You can use a teleconverter with some zoom lenses -- but not with your Sigma. In fact, most of Sigma's higher-end zooms are specifically designed to work with a teleconverter (Sigma's), and a couple of them actually perform slightly better in some respects (specifically in terms of chromatic aberration and vignetting) with the teleconverter added than without.
The main problem with your lenses (apart from any other aspect of the lens design) is the maximum aperture. A 1.4x converter increases the effective focal length of the lens by a factor of 1.4, but it also decreases the effective maximum aperture by one full stop. That means your Sigma would become a 98-420mm f/5.6-8 lens, and would not be able to autofocus on your D3100 except at its widest setting. A 2x teleconverter doubles the focal length of the lens, but at a cost of two full stops, so your lens would be a 140-600 f/8-11, and would not autofocus at all on your camera.

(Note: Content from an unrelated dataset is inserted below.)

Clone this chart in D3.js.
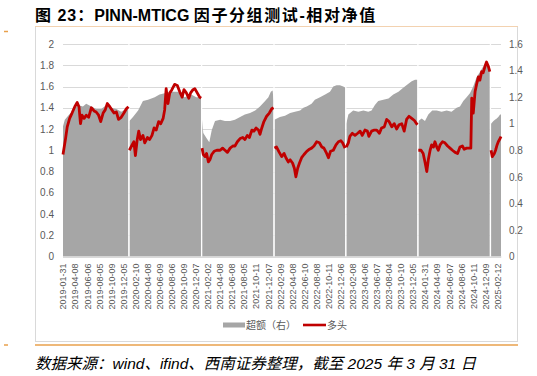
<!DOCTYPE html>
<html lang="zh">
<head>
<meta charset="utf-8">
<title>PINN-MTICG 因子分组测试-相对净值</title>
<script src="https://cdn.jsdelivr.net/npm/d3@7/dist/d3.min.js"></script>
<style>
  body { margin: 0; background: #fff; }
  text { font-family: "Liberation Sans", "Noto Sans CJK SC", sans-serif; }
</style>
</head>
<body>
<script>
// x labels sit every 40 trading days from 2019-01-31
var xLabels = ["2019-01-31","2019-04-08","2019-06-06","2019-08-05","2019-10-09","2019-12-05",
  "2020-02-10","2020-04-08","2020-06-09","2020-08-06","2020-10-09","2020-12-07",
  "2021-02-02","2021-04-08","2021-06-08","2021-08-05","2021-10-11","2021-12-07",
  "2022-02-09","2022-04-08","2022-06-10","2022-08-08","2022-10-11","2022-12-06",
  "2023-02-08","2023-04-06","2023-06-07","2023-08-04","2023-10-10","2023-12-05",
  "2024-01-31","2024-04-09","2024-06-07","2024-08-06","2024-10-11","2024-12-09","2025-02-12"];
var labelStep = 40;
var lastDay = 1452;

var leftTicks = [0, 0.2, 0.4, 0.6, 0.8, 1, 1.2, 1.4, 1.6, 1.8, 2];
var rightTicks = [0, 0.2, 0.4, 0.6, 0.8, 1, 1.2, 1.4, 1.6];

// 多头 (left axis): [trading day, value], one array per year
var longNav = [
  [[0,0.96],[8,1.10],[14,1.22],[22,1.30],[30,1.35],[39,1.41],[47,1.45],[53,1.41],[58,1.25],[63,1.33],[70,1.30],[77,1.33],[85,1.31],[94,1.40],[103,1.37],[110,1.36],[118,1.33],[125,1.27],[133,1.35],[140,1.38],[147,1.44],[155,1.41],[162,1.38],[169,1.35],[177,1.36],[184,1.29],[193,1.31],[202,1.35],[210,1.39],[217,1.41]],
  [[220,1.00],[229,1.05],[235,1.08],[240,0.95],[246,1.10],[251,1.18],[257,1.10],[265,1.14],[271,1.07],[280,1.12],[287,1.10],[295,1.14],[302,1.21],[309,1.19],[317,1.27],[324,1.25],[332,1.30],[337,1.38],[342,1.58],[348,1.44],[354,1.54],[361,1.57],[370,1.62],[379,1.61],[387,1.55],[395,1.50],[401,1.57],[409,1.54],[417,1.49],[423,1.54],[431,1.57],[437,1.58],[445,1.54],[453,1.50],[458,1.49]],
  [[461,1.02],[465,0.96],[471,0.94],[476,0.97],[482,0.89],[487,0.91],[493,0.96],[501,0.99],[510,1.00],[521,1.00],[529,1.02],[537,1.00],[545,0.98],[554,1.02],[563,1.04],[570,1.04],[578,1.08],[587,1.11],[596,1.12],[603,1.10],[611,1.14],[618,1.12],[626,1.19],[633,1.18],[640,1.21],[648,1.19],[653,1.15],[659,1.21],[666,1.27],[675,1.32],[684,1.35],[692,1.39],[698,1.40]],
  [[701,1.02],[708,1.03],[717,0.98],[725,0.94],[733,0.97],[739,0.93],[747,0.89],[753,0.91],[761,0.88],[767,0.83],[772,0.75],[778,0.83],[784,0.88],[791,0.93],[799,0.96],[808,0.99],[817,1.01],[824,1.02],[832,1.04],[841,1.08],[850,1.07],[858,1.03],[865,1.02],[874,0.97],[880,0.93],[887,0.99],[896,1.00],[905,1.05],[913,1.08],[921,1.09],[927,1.07],[935,1.02]],
  [[939,1.03],[946,1.07],[951,1.13],[959,1.16],[968,1.14],[977,1.16],[985,1.18],[992,1.14],[1001,1.19],[1009,1.18],[1014,1.13],[1023,1.18],[1032,1.19],[1040,1.19],[1049,1.16],[1056,1.21],[1065,1.22],[1073,1.29],[1081,1.27],[1090,1.22],[1098,1.25],[1106,1.20],[1114,1.24],[1123,1.25],[1131,1.18],[1139,1.29],[1147,1.32],[1156,1.30],[1165,1.28],[1172,1.25],[1175,1.24]],
  [[1178,1.00],[1187,1.00],[1194,0.97],[1200,0.89],[1206,0.80],[1211,0.91],[1217,1.00],[1222,1.05],[1228,1.03],[1233,1.08],[1239,1.03],[1244,1.00],[1250,1.05],[1258,1.08],[1266,1.07],[1275,1.04],[1283,1.02],[1291,1.00],[1300,0.98],[1308,0.97],[1316,1.03],[1324,1.04],[1330,1.01],[1338,1.02],[1346,1.02],[1352,1.02],[1355,1.49],[1360,1.35],[1366,1.55],[1371,1.62],[1377,1.69],[1382,1.66],[1388,1.74],[1393,1.73],[1399,1.79],[1404,1.83],[1410,1.79],[1415,1.74]],
  [[1419,1.00],[1423,0.94],[1430,0.97],[1434,1.00],[1439,1.05],[1443,1.08],[1449,1.11],[1452,1.13]]
];

// 超额 (right axis)
var excessNav = [
  [[0,0.98],[6,1.03],[17,1.06],[33,1.10],[50,1.14],[66,1.13],[77,1.15],[94,1.13],[110,1.11],[127,1.11],[144,1.14],[160,1.12],[177,1.11],[193,1.09],[210,1.11],[217,1.12]],
  [[220,1.02],[232,1.05],[249,1.10],[265,1.17],[282,1.18],[304,1.20],[320,1.22],[337,1.23],[359,1.24],[381,1.24],[403,1.20],[425,1.22],[442,1.20],[458,1.20]],
  [[461,1.03],[465,0.93],[476,0.89],[485,0.86],[493,0.95],[504,1.02],[521,1.03],[537,1.02],[554,1.02],[570,1.03],[587,1.05],[603,1.07],[620,1.08],[637,1.10],[653,1.13],[670,1.17],[681,1.20],[689,1.24],[695,1.25],[698,1.17]],
  [[701,1.03],[719,1.05],[736,1.06],[753,1.08],[769,1.09],[786,1.10],[797,1.12],[808,1.13],[824,1.15],[835,1.18],[852,1.20],[869,1.22],[885,1.24],[896,1.28],[907,1.29],[918,1.29],[929,1.28],[936,1.27]],
  [[939,1.00],[946,1.07],[962,1.10],[979,1.09],[996,1.10],[1012,1.09],[1023,1.10],[1034,1.14],[1045,1.17],[1062,1.18],[1079,1.19],[1095,1.22],[1112,1.24],[1128,1.27],[1145,1.30],[1156,1.32],[1167,1.33],[1175,1.33]],
  [[1178,1.02],[1189,1.04],[1200,1.02],[1211,1.07],[1224,1.10],[1239,1.10],[1255,1.09],[1272,1.10],[1288,1.09],[1305,1.12],[1316,1.13],[1327,1.17],[1338,1.20],[1349,1.23],[1360,1.28],[1371,1.35],[1382,1.39],[1393,1.43],[1404,1.45],[1415,1.43]],
  [[1419,1.00],[1427,1.02],[1432,1.03],[1438,1.04],[1443,1.05],[1449,1.07],[1452,1.07]]
];

var w = 537, h = 376;
var svg = d3.select("body").append("svg")
  .attr("width", w)
  .attr("height", h);

// title: latin part bold, chinese part spaced out
var title = svg.append("text")
  .attr("x", 35).attr("y", 21)
  .attr("font-size", 16)
  .attr("fill", "#000");
title.append("tspan").attr("font-weight", "bold").attr("letter-spacing", 1).text("图 23：");
title.append("tspan").attr("font-weight", "bold").text("PINN-MTICG ");
title.append("tspan").attr("font-weight", "bold").attr("letter-spacing", 1.6).text("因子分组测试-相对净值");

// frame
svg.append("rect")
  .attr("x", 35.5).attr("y", 26.5)
  .attr("width", 482).attr("height", 315)
  .attr("fill", "none").attr("stroke", "#d9d9d9");
svg.append("line")
  .attr("x1", 35).attr("x2", 518).attr("y1", 26.5).attr("y2", 26.5)
  .attr("stroke", "#f3d2b0");
svg.append("line")
  .attr("x1", 35).attr("x2", 518).attr("y1", 345).attr("y2", 345)
  .attr("stroke", "#e8a04c").attr("stroke-width", 1.5);
[31.5, 345].forEach(function(yy){
  svg.append("line").attr("x1", 4).attr("x2", 8).attr("y1", yy).attr("y2", yy)
    .attr("stroke", "#e8a04c").attr("stroke-width", 1.5);
});

var x = d3.scaleLinear().domain([0, lastDay]).range([63, 501]);
var yL = d3.scaleLinear().domain([0, 2]).range([256.5, 44]);
var yR = d3.scaleLinear().domain([0, 1.6]).range([256.5, 44]);

// gridlines
svg.append("g").selectAll("line")
  .data(leftTicks)
  .enter().append("line")
  .attr("x1", 63).attr("x2", 501)
  .attr("y1", function(d){ return Math.round(yL(d)) + 0.5; })
  .attr("y2", function(d){ return Math.round(yL(d)) + 0.5; })
  .attr("stroke", "#d9d9d9");

// 超额 area, one piece per year
var area = d3.area()
  .x(function(d){ return x(d[0]); })
  .y0(yR(0))
  .y1(function(d){ return yR(d[1]); });

svg.append("g").selectAll("path")
  .data(excessNav)
  .enter().append("path")
  .attr("d", area)
  .attr("fill", "#a6a6a6");

// white split between years
svg.append("g").selectAll("line")
  .data(excessNav.slice(1))
  .enter().append("line")
  .attr("x1", function(d, i){ return (x(excessNav[i][excessNav[i].length-1][0]) + x(d[0][0])) / 2; })
  .attr("x2", function(d, i){ return (x(excessNav[i][excessNav[i].length-1][0]) + x(d[0][0])) / 2; })
  .attr("y1", yL(2)).attr("y2", yR(0))
  .attr("stroke", "#fff").attr("stroke-width", 1.3);

// 多头 line
var line = d3.line()
  .x(function(d){ return x(d[0]); })
  .y(function(d){ return yL(d[1]); });

svg.append("g").selectAll("path")
  .data(longNav)
  .enter().append("path")
  .attr("d", line)
  .attr("fill", "none")
  .attr("stroke", "#c00000")
  .attr("stroke-width", 2.8)
  .attr("stroke-linejoin", "round");

// axes
var leftAxis = d3.axisLeft(yL).tickValues(leftTicks).tickSize(0).tickPadding(9)
  .tickFormat(function(d){ return String(d); });
var gl = svg.append("g").attr("transform", "translate(63,0)").call(leftAxis);
gl.select(".domain").remove();
gl.selectAll("text").attr("font-size", 10).attr("fill", "#595959")
  .style("font-family", "Liberation Sans, sans-serif");

var rightAxis = d3.axisRight(yR).tickValues(rightTicks).tickSize(0).tickPadding(8)
  .tickFormat(function(d){ return String(d); });
var gr = svg.append("g").attr("transform", "translate(501,0)").call(rightAxis);
gr.select(".domain").remove();
gr.selectAll("text").attr("font-size", 10).attr("fill", "#595959")
  .style("font-family", "Liberation Sans, sans-serif");

var bottomAxis = d3.axisBottom(x)
  .tickValues(xLabels.map(function(d, i){ return i * labelStep; }))
  .tickSize(0)
  .tickFormat(function(d, i){ return xLabels[i]; });
var gb = svg.append("g").attr("transform", "translate(0," + yR(0) + ")").call(bottomAxis);
gb.select(".domain").attr("stroke", "#d9d9d9");
gb.selectAll("text")
  .attr("font-size", 9)
  .attr("fill", "#595959")
  .attr("text-anchor", "end")
  .attr("transform", "rotate(-90)")
  .attr("x", -7).attr("y", 0).attr("dy", "0.32em")
  .style("font-family", "Liberation Sans, sans-serif");

// legend
var lg = svg.append("g").attr("font-size", 10).attr("fill", "#595959");
lg.append("rect").attr("x", 223).attr("y", 322.5).attr("width", 22).attr("height", 5).attr("fill", "#a6a6a6");
lg.append("text").attr("x", 246).attr("y", 329).attr("fill", "#595959").text("超额（右）");
lg.append("line").attr("x1", 303).attr("x2", 326).attr("y1", 325).attr("y2", 325)
  .attr("stroke", "#c00000").attr("stroke-width", 2.6);
lg.append("text").attr("x", 327).attr("y", 329).attr("fill", "#595959").text("多头");

// source note
svg.append("text")
  .attr("x", 35).attr("y", 369)
  .attr("font-size", 15.5).attr("font-style", "italic")
  .attr("fill", "#000")
  .text("数据来源：wind、ifind、西南证券整理，截至 2025 年 3 月 31 日");
</script>
</body>
</html>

That said, the optical design of the lens can complicate all of this a great deal. It's not just about the maximum aperture; the shape of the light path behind the lens has a lot to do with it as well. Not all lenses, whether zoom or prime, have an optical characteristic that plays nicely with teleconverters. Most current telephoto zooms with a maximum aperture of at least f/2.8 work well with converters (some are restricted to 1.4x converters and should not be used with 1.7x or 2x converters -- see the lens manual). "Consumer grade", slow, variable-aperture lenses usually don't work well, or don't work at all, with a teleconverter.